I dislike this argument for the technicalities involved, including the passage
to an algebraically closed field and the use of the Nullstellensatz (at least for principal ideals). It seems
to me that \eqref{catalecticant1} should have a purely algebraic proof, using
properties of determinants. Sylvester might have had one, but I find his paper
impossible to decipher. Does anyone know such a proof?
Best Answer
Dolgachev (2012, p. 57; pdf) observes that your matrix $\left( a_{i+j-2}\right) _{1\leq i\leq n+1,\ 1\leq j\leq n+1}$ (with determinant $\operatorname{Cat} f$) is the matrix of a symmetric bilinear form $\Omega_{\,f}$ on $\smash{\operatorname{Sym}^n(\mathbf k^{2})}$ in a certain basis, then states as obvious that $f\mapsto\Omega_{\,f}$ is a $\smash{\operatorname{GL}(\mathbf k^2)}$-equivariant map $$ \operatorname{Sym}^{2n}(\mathbf k^{2})^*\to\operatorname{Sym}^2(\operatorname{Sym}^n(\mathbf k^{2}))^*, $$ making the first representation a direct summand in the second. (The latter’s full decomposition is in Fulton-Harris, Exercises 6.16, 11.31, 15.45.) That should help...
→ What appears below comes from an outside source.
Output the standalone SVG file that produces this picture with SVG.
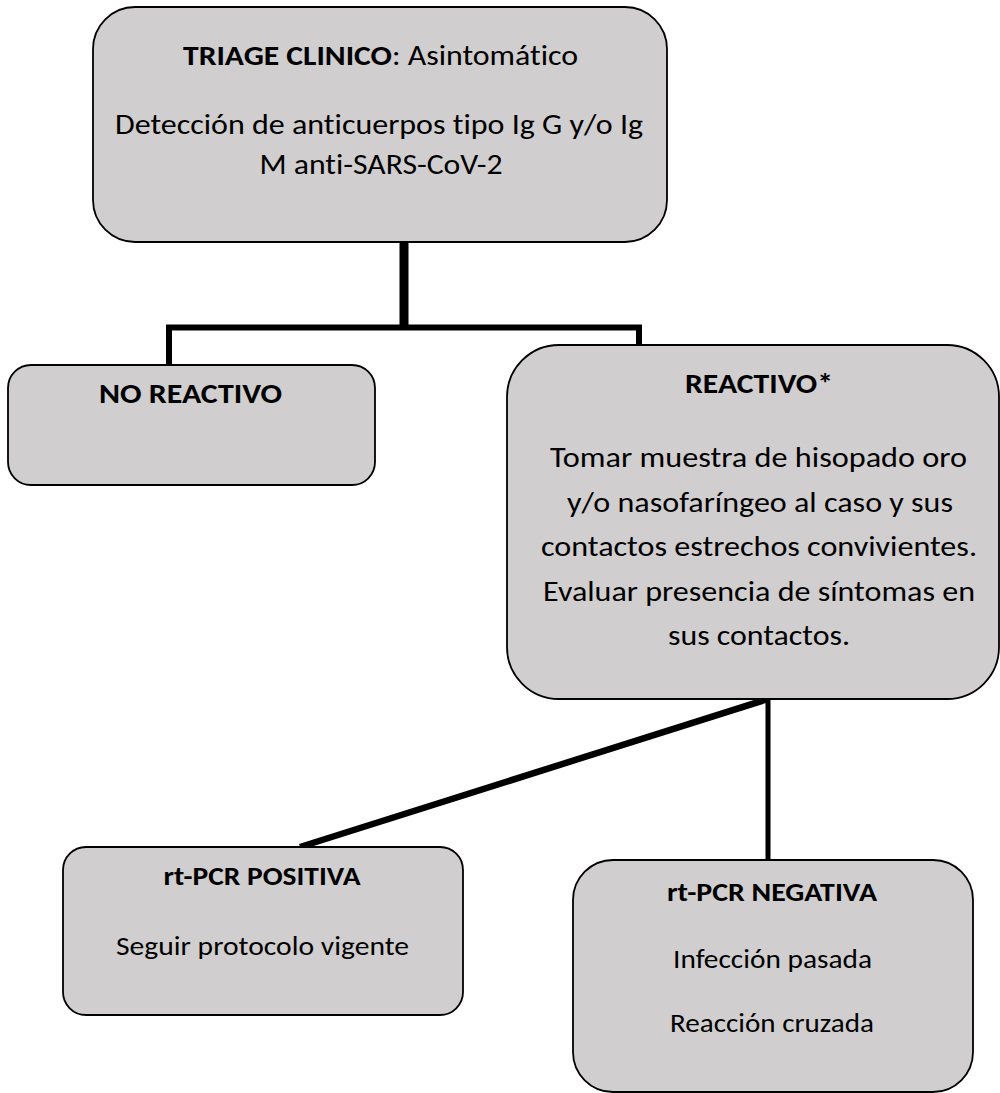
<svg xmlns="http://www.w3.org/2000/svg" width="1000" height="1093" viewBox="0 0 1000 1093">
  <style>
    .box { fill: #D0CECE; stroke: #000; stroke-width: 1.8; }
    .t { font-family: Carlito, Lato, "Liberation Sans", sans-serif; fill: #000; font-variant-ligatures: none; }
    .big { font-size: 28.4px; }
    .small { font-size: 26.2px; }
    .b { font-weight: bold; }
    .c { text-anchor: middle; }
    .conn { fill: none; stroke: #000; stroke-linecap: butt; stroke-linejoin: miter; }
  </style>
  <rect x="0" y="0" width="1000" height="1093" fill="#FFFFFF"/>

  <g id="connectors">
    <line class="conn" x1="404" y1="242" x2="404" y2="330" stroke-width="9"/>
    <polyline class="conn" points="169,365 169,327.5 639,327.5 639,345" stroke-width="6"/>
    <line class="conn" x1="768" y1="699" x2="300" y2="847" stroke-width="6.5"/>
    <line class="conn" x1="768" y1="699" x2="768" y2="860" stroke-width="5"/>
  </g>

  <g id="triage">
    <rect class="box" x="93" y="7" width="574" height="235" rx="42" ry="42"/>
    <text class="t big b" x="183" y="65" textLength="209" lengthAdjust="spacingAndGlyphs">TRIAGE CLINICO</text>
    <text class="t big" x="392" y="65" textLength="186" lengthAdjust="spacingAndGlyphs">: Asintomático</text>
    <text class="t big c" x="379" y="134" textLength="528" lengthAdjust="spacingAndGlyphs">Detección de anticuerpos tipo Ig G y/o Ig</text>
    <text class="t big c" x="381" y="174" textLength="243" lengthAdjust="spacingAndGlyphs">M anti-SARS-CoV-2</text>
  </g>

  <g id="no-reactivo">
    <rect class="box" x="8" y="365" width="367" height="120" rx="23" ry="23"/>
    <text class="t big b c" x="190.5" y="403" textLength="183" lengthAdjust="spacingAndGlyphs">NO REACTIVO</text>
  </g>

  <g id="reactivo">
    <rect class="box" x="507" y="345" width="492" height="354" rx="52" ry="52"/>
    <text class="t big b c" x="759" y="393" textLength="148" lengthAdjust="spacingAndGlyphs">REACTIVO*</text>
    <text class="t big c" x="758.5" y="467" textLength="417" lengthAdjust="spacingAndGlyphs">Tomar muestra de hisopado oro</text>
    <text class="t big c" x="760" y="511.5" textLength="386" lengthAdjust="spacingAndGlyphs">y/o nasofaríngeo al caso y sus</text>
    <text class="t big c" x="759" y="556" textLength="436" lengthAdjust="spacingAndGlyphs">contactos estrechos convivientes.</text>
    <text class="t big c" x="759" y="600.5" textLength="432" lengthAdjust="spacingAndGlyphs">Evaluar presencia de síntomas en</text>
    <text class="t big c" x="759" y="645" textLength="182" lengthAdjust="spacingAndGlyphs">sus contactos.</text>
  </g>

  <g id="rt-pcr-positiva">
    <rect class="box" x="63" y="847" width="400" height="168" rx="23" ry="23"/>
    <text class="t small b c" x="262" y="885" textLength="197" lengthAdjust="spacingAndGlyphs">rt-PCR POSITIVA</text>
    <text class="t small c" x="262.5" y="955" textLength="293" lengthAdjust="spacingAndGlyphs">Seguir protocolo vigente</text>
  </g>

  <g id="rt-pcr-negativa">
    <rect class="box" x="573" y="860" width="400" height="232" rx="40" ry="40"/>
    <text class="t small b c" x="772" y="901" textLength="210" lengthAdjust="spacingAndGlyphs">rt-PCR NEGATIVA</text>
    <text class="t small c" x="772.5" y="968" textLength="199" lengthAdjust="spacingAndGlyphs">Infección pasada</text>
    <text class="t small c" x="772" y="1032" textLength="204" lengthAdjust="spacingAndGlyphs">Reacción cruzada</text>
  </g>
</svg>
Edit: Here is a detailed proof. Write $\mathcal F_n=\operatorname{Sym}^n(\mathbf k^{2})^*$. Functoriality gives us morphisms $$ \begin{array}{ccccc} \operatorname{End}(\mathbf k^2) & \overset{\operatorname{Sym}^{n*}}\longrightarrow & \operatorname{End}(\mathcal F_n) & \overset{\operatorname{Sym}^2}\longrightarrow & \operatorname{End}(\operatorname{Sym}^2(\mathcal F_n))\\ A & \longmapsto & B_n & \longmapsto & C_n \end{array} $$ which satisfy $\det(B_n)= \det(A)^{n(n+1)/2}$ and $C_n(\Omega)=\Omega({}^tB_n\,\cdot,{}^tB_n\,\cdot)=B_n\,\Omega\, {}^tB_n$ if we regard quadratic forms as symmetric matrices; ${}^t$ is transposition $\operatorname{End}(V^*)\leftrightarrow\operatorname{End}(V)$. Thus, $$ \det(C_n(\Omega))=\det(B_n)^2\det(\Omega)=\det(A)^{n(n+1)}\det(\Omega). $$ So your $(1)$ will indeed follow from the claimed equivariance of $\smash{f\mapsto\Omega_f}$. To see the latter, note that (viewing as you do members of $\mathcal{F}_{2n}$ as functions of $\smash{(\begin{smallmatrix}x\\y\end{smallmatrix})}$) Dolgachev’s definition can be written $$ \Omega_{\,f}(\xi,\eta):=\tilde f(\xi\eta), \quad\text{where}\quad \tilde f=\tfrac1{(2n)!}\mathrm D^{2n}f(0) $$ (polar form of $f$) and $\xi\eta\in\operatorname{Sym}^{2n}(\mathbf k^2)$ is the product of $\xi,\eta\in\operatorname{Sym}^n(\mathbf k^2)$. So equivariance boils down to the chain rule $\mathrm D^{2n}(\,f\circ {}^t\!A)(0) = \mathrm D^{2n}f(0)\circ{}^tB_{2n}$ (e.g. Abraham et al. (1988, Ex. 2.3E)): $$ \Omega_{\,f\circ\, {}^tA}(\xi,\eta) = (\,\tilde f\circ{}^tB_{2n})(\xi\eta) = \tilde f({}^tB_n\xi\,{}^tB_n\eta) =C_n(\Omega_{\,f})(\xi,\eta). $$ Remark: Defining coefficients $a_i$ of $f$ as you do, and writing $e_1=(\begin{smallmatrix}1\\0\end{smallmatrix})$, $e_2=(\begin{smallmatrix}0\\1\end{smallmatrix})$, the elementary relation $ \mathrm D^{2n}(x^iy^{\,j})(0)(e_1^ke_2^l)=(\partial_x^{\,k}\partial_y^{\,l})(x^iy^{\,j})=i!j!\delta_{ik}\delta_{jl} $ whenever $i+j=k+l=2n$, readily implies that the matrix of $\Omega_f$ indeed has $i,j$-th entry $ \Omega_f(e_1^{\,n-i}e_2^{\,i},e_1^{\,n-j}e_2^{\,j})=a_{i+j}$ $(i, j = 0,\dots,n). $ Note also that parts of this are already in Reznick (1992, 1.19, 1.24, 1.30, 1.31), (1996, 2.12).